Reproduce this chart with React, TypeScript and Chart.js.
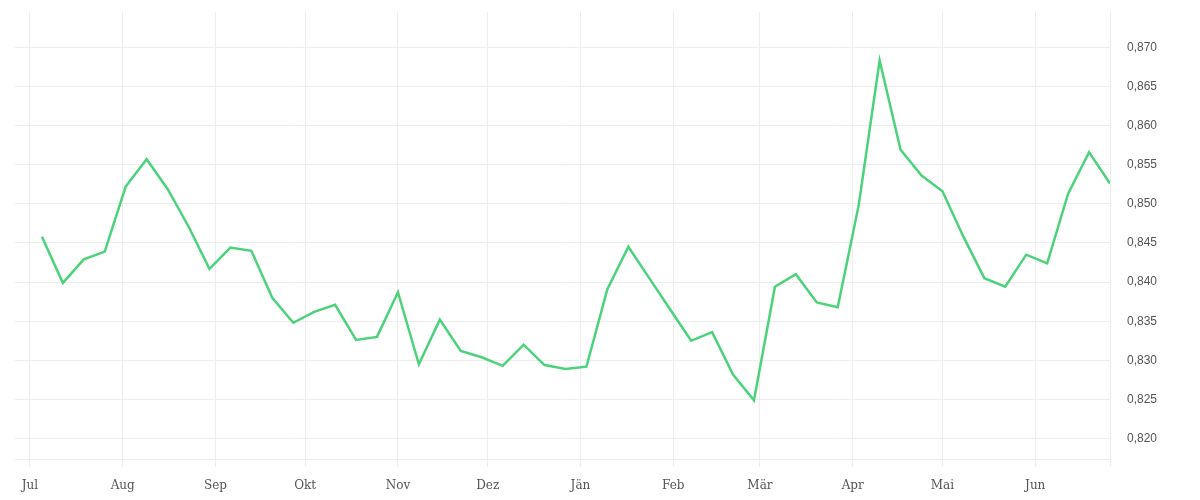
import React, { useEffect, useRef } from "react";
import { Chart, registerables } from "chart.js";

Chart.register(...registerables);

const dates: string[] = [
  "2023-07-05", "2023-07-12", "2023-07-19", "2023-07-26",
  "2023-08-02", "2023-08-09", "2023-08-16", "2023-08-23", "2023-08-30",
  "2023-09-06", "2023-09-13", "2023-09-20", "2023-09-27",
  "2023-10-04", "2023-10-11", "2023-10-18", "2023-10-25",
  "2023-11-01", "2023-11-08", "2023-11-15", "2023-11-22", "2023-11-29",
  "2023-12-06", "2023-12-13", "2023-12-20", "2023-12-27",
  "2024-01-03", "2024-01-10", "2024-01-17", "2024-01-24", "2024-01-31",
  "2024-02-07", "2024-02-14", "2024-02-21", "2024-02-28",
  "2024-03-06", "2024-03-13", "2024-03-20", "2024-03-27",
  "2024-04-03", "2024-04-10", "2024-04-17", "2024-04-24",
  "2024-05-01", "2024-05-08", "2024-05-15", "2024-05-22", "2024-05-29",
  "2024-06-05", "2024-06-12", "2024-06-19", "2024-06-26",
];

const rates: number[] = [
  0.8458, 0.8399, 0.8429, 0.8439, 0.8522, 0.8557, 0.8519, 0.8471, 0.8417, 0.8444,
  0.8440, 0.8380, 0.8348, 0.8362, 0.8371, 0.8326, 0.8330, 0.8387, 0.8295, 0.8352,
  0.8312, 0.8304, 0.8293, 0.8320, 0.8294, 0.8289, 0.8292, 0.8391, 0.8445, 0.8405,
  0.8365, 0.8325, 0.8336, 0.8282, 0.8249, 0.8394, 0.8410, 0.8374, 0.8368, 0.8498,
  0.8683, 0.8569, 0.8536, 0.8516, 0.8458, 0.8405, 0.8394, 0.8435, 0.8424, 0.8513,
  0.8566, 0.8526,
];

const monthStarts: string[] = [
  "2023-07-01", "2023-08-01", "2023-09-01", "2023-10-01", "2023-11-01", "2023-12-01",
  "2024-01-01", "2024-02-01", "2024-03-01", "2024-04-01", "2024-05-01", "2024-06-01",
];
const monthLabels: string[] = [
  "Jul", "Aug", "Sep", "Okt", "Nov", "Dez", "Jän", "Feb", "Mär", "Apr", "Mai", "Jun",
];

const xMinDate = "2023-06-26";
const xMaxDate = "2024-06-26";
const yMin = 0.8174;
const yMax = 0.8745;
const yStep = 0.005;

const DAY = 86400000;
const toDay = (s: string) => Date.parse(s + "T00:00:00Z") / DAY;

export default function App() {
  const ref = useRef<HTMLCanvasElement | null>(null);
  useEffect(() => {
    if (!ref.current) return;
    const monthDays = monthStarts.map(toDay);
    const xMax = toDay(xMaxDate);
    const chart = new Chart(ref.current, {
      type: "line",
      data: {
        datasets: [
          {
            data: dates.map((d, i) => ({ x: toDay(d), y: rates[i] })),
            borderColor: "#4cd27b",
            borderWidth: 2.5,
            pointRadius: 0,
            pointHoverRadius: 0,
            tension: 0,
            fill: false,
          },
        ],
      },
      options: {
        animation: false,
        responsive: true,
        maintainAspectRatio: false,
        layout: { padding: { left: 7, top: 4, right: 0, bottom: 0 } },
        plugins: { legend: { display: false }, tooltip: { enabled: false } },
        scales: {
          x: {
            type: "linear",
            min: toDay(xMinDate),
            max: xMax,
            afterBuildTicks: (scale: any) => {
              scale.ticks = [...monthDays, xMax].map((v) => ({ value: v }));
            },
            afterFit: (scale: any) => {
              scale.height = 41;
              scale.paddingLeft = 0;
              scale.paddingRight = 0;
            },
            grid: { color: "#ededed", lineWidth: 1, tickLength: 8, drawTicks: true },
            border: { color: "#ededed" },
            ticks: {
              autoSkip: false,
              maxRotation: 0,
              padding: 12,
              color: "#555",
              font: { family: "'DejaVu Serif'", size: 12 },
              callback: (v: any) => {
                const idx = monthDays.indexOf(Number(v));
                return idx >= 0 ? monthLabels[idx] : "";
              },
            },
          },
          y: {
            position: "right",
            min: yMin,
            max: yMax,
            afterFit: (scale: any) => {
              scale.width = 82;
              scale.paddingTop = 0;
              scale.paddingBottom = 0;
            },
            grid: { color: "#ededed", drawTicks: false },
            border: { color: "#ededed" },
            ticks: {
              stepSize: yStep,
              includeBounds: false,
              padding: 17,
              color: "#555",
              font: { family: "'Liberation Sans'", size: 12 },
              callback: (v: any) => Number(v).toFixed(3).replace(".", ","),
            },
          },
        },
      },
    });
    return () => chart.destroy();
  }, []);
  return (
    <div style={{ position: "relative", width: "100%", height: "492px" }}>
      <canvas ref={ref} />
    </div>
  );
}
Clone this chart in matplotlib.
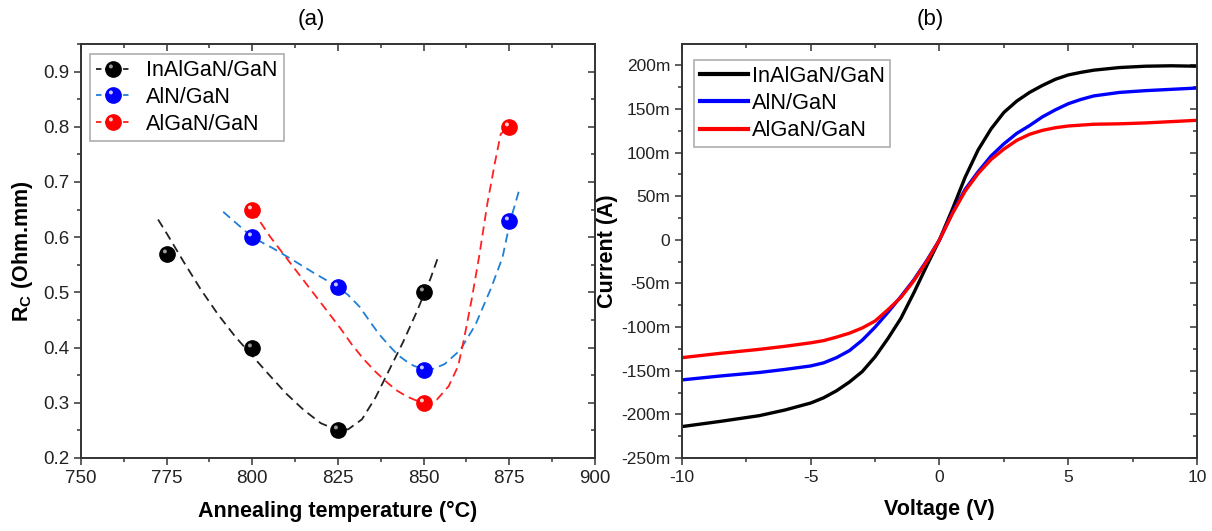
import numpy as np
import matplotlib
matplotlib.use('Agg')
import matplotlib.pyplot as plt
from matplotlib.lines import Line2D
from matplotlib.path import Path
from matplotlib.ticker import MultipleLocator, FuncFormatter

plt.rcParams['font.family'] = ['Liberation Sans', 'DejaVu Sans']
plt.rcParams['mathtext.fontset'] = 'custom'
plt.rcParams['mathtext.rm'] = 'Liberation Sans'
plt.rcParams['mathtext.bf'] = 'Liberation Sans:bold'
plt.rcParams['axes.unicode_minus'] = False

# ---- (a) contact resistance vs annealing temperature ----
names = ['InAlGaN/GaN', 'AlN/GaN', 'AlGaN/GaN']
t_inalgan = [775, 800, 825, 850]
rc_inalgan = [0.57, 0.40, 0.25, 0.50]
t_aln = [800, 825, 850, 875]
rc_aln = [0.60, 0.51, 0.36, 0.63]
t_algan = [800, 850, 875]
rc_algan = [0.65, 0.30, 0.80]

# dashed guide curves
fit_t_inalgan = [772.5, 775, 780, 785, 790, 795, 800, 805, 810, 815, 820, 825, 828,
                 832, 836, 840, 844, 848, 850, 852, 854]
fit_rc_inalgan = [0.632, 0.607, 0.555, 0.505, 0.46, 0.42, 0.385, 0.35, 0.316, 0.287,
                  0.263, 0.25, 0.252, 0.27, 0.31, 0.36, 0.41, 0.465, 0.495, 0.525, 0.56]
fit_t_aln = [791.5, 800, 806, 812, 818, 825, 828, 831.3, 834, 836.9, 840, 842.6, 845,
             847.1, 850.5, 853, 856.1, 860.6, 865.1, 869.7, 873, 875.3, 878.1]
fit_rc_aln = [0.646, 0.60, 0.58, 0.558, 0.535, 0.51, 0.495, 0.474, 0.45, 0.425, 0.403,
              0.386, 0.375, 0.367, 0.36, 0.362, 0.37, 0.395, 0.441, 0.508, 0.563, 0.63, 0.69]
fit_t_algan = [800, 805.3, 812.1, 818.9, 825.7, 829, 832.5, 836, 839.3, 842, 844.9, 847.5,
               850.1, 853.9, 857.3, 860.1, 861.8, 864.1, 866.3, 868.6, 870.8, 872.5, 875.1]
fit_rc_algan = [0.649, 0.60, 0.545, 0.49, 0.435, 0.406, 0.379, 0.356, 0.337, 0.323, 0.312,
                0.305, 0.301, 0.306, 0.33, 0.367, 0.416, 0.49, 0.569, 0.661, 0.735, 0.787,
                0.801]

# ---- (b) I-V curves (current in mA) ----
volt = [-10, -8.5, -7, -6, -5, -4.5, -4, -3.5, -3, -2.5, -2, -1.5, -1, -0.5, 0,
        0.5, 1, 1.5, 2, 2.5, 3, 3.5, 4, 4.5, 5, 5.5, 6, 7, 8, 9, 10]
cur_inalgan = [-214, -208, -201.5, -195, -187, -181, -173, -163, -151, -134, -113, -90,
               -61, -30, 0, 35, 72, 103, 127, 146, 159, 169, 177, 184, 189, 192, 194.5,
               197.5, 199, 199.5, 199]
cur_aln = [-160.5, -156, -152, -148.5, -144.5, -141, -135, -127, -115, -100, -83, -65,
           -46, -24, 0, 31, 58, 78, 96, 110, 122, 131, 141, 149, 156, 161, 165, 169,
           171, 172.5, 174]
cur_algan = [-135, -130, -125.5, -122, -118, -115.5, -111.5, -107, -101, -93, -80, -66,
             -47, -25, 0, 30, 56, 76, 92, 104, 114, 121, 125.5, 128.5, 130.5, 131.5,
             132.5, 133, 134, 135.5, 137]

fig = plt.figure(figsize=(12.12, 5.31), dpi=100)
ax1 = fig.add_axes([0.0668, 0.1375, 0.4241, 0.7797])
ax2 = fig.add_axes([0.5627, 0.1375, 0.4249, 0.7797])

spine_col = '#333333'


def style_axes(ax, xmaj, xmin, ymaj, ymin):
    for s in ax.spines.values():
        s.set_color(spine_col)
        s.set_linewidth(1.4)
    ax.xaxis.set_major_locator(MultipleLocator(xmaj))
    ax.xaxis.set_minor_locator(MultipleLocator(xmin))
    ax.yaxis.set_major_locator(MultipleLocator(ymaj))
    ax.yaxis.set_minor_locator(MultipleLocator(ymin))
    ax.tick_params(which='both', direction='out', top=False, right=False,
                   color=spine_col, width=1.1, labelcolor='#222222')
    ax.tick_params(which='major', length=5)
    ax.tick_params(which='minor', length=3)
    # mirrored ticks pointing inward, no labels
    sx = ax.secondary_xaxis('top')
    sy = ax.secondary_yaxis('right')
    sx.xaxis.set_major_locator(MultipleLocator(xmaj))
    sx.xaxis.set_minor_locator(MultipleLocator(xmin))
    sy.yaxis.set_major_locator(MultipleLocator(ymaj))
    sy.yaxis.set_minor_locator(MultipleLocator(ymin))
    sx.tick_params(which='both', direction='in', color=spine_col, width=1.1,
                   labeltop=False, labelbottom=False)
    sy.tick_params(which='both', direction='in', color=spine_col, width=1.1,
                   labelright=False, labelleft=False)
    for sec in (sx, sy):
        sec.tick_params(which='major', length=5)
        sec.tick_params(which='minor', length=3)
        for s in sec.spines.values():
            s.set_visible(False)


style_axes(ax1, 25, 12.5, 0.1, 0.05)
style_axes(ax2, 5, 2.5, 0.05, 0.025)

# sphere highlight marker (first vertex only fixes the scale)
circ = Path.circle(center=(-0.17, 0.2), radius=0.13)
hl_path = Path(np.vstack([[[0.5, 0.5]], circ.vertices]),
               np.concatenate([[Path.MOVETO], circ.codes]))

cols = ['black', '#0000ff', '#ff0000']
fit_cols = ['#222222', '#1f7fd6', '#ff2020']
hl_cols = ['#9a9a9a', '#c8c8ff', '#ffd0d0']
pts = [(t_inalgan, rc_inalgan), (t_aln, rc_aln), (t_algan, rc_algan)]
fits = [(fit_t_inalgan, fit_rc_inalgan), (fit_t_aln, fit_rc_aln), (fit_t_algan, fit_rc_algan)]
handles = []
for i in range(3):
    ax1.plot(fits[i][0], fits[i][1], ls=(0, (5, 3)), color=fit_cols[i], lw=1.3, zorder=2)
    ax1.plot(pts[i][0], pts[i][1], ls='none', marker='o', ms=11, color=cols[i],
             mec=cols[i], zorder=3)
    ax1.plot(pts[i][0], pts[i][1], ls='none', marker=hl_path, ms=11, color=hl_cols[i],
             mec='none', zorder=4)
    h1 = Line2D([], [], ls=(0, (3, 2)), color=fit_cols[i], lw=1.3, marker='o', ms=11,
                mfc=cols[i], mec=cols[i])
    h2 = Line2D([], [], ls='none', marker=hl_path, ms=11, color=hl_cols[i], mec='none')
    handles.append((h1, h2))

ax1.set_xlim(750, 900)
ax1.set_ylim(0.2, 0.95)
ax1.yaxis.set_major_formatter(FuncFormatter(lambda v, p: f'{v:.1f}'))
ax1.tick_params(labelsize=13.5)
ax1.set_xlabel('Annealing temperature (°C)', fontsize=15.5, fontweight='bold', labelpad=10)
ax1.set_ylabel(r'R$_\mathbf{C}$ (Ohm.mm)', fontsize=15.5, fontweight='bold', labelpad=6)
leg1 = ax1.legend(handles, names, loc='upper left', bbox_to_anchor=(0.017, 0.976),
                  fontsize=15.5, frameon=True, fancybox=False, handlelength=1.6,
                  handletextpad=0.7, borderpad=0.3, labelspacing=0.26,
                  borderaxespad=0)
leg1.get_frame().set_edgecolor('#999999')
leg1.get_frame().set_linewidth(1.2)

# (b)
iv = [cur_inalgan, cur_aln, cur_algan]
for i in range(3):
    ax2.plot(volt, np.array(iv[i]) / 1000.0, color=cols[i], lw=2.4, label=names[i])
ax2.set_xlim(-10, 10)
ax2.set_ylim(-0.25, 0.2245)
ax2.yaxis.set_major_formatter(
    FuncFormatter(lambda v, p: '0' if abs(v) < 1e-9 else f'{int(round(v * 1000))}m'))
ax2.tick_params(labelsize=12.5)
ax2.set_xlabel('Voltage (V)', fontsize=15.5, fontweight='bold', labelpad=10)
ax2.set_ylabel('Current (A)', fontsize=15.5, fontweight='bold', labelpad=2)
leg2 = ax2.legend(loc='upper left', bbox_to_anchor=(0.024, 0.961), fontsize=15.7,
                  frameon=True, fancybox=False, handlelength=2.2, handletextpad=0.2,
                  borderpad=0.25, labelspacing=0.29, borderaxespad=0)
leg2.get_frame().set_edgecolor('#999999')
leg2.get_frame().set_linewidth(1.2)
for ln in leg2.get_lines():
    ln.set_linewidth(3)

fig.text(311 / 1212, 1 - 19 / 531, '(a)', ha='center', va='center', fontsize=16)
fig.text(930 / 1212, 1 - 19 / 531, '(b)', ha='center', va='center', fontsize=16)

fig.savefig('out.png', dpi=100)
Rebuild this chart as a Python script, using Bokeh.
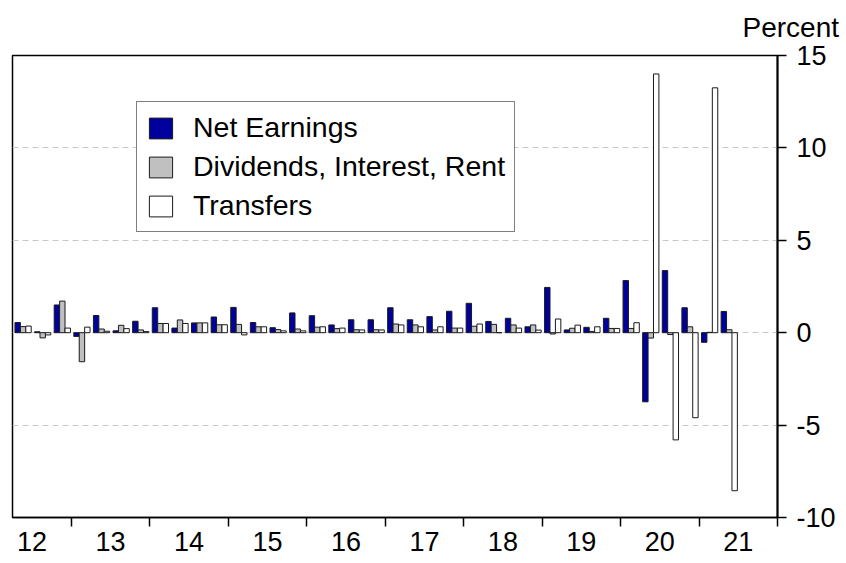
■ ■ ■
Copy exactly the lines from the first line of the records above through the line with "Chart.register(...registerables);", both included, and nothing else. Pictures stay out.

**The answer:**
Reproduce this chart with React, TypeScript and Chart.js.
import React, { useEffect, useRef } from "react";
import { Chart, registerables } from "chart.js";

Chart.register(...registerables);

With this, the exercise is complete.